§ DATA PROVIDED:
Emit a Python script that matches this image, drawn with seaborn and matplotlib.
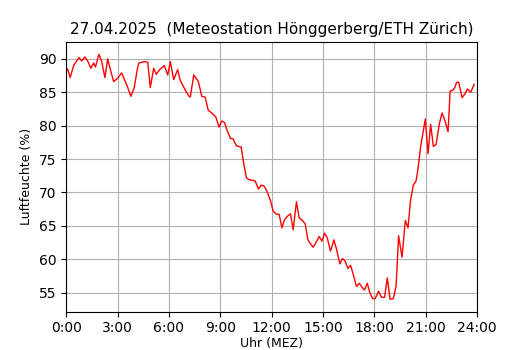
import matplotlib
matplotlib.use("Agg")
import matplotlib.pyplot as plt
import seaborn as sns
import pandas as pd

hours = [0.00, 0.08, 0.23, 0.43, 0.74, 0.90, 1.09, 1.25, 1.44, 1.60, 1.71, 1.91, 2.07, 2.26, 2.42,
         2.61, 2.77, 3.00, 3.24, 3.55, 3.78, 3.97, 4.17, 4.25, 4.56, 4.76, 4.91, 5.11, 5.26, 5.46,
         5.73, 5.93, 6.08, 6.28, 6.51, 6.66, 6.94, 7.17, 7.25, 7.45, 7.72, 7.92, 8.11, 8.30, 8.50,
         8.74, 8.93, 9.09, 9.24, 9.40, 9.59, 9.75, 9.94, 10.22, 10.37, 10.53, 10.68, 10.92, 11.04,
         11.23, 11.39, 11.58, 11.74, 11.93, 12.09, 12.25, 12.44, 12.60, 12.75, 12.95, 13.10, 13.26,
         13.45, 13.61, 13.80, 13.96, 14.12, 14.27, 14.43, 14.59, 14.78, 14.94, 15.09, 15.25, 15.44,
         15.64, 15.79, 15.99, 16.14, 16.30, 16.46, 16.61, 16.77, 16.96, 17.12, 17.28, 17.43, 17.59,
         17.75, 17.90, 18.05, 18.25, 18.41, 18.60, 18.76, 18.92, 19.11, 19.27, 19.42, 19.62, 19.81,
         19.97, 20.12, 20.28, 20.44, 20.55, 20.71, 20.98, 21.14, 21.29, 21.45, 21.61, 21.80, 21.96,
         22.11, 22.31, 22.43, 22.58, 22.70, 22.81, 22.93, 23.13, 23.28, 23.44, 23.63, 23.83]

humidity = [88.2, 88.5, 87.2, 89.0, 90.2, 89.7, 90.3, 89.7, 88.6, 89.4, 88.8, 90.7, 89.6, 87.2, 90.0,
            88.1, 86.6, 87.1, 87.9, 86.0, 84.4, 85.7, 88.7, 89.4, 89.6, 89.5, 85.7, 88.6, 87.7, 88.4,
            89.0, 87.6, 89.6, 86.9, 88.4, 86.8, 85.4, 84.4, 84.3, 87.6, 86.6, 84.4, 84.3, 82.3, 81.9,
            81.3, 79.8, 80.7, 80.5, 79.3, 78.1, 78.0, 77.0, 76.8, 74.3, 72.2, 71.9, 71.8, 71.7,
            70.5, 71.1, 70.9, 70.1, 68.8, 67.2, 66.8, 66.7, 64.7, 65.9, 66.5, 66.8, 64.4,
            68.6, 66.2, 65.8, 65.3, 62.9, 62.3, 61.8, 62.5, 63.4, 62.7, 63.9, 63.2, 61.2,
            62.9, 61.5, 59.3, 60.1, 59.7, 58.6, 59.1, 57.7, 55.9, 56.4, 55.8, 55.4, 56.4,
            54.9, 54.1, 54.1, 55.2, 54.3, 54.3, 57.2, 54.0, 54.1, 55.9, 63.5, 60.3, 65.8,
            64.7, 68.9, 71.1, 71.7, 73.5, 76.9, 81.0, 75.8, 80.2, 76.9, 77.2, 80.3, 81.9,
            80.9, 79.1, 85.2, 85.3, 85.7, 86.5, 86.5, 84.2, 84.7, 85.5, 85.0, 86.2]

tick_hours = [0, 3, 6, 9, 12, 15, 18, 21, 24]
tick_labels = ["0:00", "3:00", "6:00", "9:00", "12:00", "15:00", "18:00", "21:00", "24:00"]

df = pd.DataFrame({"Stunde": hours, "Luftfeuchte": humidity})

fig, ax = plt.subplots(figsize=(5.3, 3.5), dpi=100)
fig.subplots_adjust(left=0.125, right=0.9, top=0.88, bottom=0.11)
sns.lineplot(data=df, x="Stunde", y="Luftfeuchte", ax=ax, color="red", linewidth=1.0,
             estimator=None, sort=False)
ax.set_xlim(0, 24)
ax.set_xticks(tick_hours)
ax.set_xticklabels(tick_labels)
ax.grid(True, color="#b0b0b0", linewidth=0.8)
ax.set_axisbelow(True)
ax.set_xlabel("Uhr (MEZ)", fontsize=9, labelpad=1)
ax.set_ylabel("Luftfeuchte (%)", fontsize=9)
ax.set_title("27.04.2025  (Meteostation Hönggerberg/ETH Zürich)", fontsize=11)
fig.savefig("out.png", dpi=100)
--
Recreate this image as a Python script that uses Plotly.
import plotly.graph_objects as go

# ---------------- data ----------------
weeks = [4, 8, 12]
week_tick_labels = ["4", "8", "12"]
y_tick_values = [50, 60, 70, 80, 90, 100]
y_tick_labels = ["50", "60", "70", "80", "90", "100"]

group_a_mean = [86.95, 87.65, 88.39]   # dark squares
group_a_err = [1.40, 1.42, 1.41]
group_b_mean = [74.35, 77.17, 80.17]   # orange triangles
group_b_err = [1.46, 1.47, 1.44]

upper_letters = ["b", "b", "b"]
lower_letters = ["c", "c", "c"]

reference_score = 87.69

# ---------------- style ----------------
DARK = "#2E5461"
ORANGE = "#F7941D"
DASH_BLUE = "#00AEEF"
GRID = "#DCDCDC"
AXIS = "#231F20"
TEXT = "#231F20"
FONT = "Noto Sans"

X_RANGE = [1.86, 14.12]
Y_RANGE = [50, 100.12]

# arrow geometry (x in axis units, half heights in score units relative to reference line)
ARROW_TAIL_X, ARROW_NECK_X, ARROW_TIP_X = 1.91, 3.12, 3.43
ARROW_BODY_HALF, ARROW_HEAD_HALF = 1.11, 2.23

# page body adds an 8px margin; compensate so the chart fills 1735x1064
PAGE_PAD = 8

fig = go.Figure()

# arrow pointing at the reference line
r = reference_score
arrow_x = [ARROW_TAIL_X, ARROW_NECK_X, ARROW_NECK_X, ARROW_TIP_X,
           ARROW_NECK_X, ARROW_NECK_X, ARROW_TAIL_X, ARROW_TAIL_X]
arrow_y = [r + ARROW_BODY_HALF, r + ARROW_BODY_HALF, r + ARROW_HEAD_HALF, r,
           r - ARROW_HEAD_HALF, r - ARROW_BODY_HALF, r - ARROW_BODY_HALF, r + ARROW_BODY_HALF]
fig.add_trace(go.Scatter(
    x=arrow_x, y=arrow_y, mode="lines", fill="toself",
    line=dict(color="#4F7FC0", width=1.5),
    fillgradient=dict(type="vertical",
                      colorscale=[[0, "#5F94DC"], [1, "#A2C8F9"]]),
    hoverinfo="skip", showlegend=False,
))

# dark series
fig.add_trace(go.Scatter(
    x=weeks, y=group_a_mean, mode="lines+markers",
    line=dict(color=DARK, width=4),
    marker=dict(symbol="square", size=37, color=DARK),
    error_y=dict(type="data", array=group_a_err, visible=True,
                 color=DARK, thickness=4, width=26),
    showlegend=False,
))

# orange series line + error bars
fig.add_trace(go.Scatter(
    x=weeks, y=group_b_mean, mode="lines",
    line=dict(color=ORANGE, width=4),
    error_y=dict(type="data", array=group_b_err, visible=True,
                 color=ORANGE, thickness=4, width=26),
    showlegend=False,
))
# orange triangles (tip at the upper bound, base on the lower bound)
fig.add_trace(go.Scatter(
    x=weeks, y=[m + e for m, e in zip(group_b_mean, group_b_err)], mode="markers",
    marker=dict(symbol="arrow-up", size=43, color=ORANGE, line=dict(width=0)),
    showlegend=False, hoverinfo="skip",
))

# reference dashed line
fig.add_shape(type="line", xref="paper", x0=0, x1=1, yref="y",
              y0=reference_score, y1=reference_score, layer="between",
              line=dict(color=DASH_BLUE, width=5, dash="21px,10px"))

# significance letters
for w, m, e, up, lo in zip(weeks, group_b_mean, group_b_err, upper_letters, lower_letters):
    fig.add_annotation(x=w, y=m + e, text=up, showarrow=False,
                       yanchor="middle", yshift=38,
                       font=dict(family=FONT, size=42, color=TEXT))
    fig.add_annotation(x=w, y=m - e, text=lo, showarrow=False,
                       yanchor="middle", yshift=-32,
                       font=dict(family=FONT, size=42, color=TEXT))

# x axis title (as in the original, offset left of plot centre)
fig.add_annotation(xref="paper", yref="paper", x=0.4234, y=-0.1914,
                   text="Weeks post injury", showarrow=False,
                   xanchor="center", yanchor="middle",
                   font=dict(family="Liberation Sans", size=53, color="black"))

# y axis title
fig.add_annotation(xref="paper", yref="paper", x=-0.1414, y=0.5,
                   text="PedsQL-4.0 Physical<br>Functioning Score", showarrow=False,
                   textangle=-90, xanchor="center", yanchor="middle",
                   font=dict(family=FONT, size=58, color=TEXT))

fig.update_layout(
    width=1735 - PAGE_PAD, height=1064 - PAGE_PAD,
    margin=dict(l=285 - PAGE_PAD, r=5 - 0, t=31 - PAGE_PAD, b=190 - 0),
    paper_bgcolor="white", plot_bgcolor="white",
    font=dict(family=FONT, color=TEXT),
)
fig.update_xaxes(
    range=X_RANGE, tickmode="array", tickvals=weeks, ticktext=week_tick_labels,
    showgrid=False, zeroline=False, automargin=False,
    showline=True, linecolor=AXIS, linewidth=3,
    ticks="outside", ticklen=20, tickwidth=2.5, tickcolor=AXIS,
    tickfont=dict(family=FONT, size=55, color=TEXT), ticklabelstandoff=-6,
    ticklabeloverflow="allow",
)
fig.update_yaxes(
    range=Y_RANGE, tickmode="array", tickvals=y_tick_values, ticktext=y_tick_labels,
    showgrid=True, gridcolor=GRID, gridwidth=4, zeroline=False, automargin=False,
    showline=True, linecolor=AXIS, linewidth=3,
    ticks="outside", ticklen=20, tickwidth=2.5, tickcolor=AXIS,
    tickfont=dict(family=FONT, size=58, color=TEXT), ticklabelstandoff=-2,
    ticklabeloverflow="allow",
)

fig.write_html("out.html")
...
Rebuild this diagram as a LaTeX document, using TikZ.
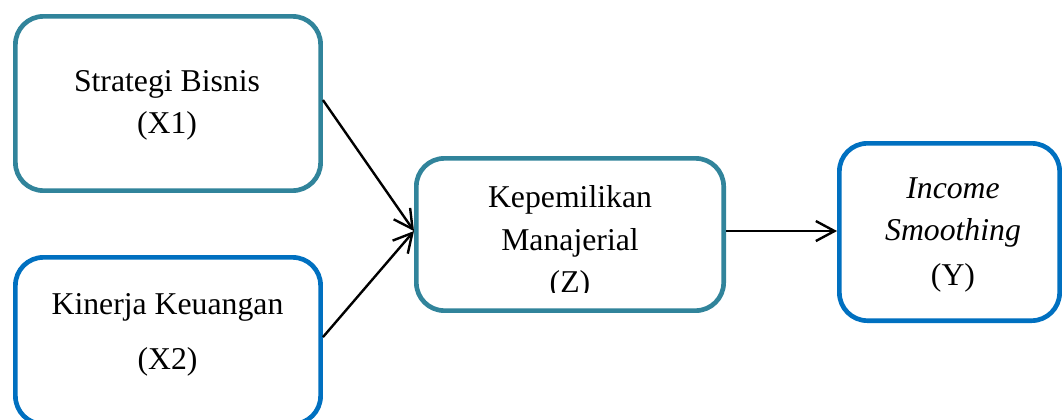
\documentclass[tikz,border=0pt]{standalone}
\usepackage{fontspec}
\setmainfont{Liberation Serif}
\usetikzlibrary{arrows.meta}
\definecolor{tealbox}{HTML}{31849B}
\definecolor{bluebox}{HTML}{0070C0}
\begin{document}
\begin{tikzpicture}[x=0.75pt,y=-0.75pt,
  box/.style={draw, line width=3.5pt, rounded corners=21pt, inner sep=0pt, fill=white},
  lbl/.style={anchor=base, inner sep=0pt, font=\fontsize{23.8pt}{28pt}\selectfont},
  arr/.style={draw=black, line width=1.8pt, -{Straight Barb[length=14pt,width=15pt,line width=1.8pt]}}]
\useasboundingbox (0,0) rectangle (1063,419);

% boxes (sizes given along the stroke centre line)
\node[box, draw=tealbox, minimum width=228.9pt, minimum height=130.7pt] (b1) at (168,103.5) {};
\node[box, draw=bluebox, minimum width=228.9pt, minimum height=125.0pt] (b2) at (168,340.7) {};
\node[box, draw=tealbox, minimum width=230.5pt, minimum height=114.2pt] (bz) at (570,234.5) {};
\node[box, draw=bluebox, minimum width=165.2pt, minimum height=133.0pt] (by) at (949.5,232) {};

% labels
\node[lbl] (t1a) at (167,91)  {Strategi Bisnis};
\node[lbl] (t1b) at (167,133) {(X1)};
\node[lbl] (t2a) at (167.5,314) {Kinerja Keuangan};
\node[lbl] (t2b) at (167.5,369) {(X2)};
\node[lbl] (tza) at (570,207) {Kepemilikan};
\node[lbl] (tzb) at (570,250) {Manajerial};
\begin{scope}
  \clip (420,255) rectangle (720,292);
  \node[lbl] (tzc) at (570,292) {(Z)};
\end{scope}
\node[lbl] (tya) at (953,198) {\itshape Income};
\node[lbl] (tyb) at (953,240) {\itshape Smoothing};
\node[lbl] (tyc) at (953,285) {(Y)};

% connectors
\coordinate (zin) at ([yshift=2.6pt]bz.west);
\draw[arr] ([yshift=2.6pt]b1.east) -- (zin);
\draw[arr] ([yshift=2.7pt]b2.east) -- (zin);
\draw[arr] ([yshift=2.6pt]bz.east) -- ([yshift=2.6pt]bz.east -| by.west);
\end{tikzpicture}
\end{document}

§ GIVEN REQUEST: Repeat only the lines running from "Emit a Python" to "import pandas as pd", ends included, and leave the pictures out.

§ REPLY TO THE TASK:
Emit a Python script that matches this image, drawn with seaborn and matplotlib.
import matplotlib
matplotlib.use("Agg")
import matplotlib.pyplot as plt
import seaborn as sns
import pandas as pd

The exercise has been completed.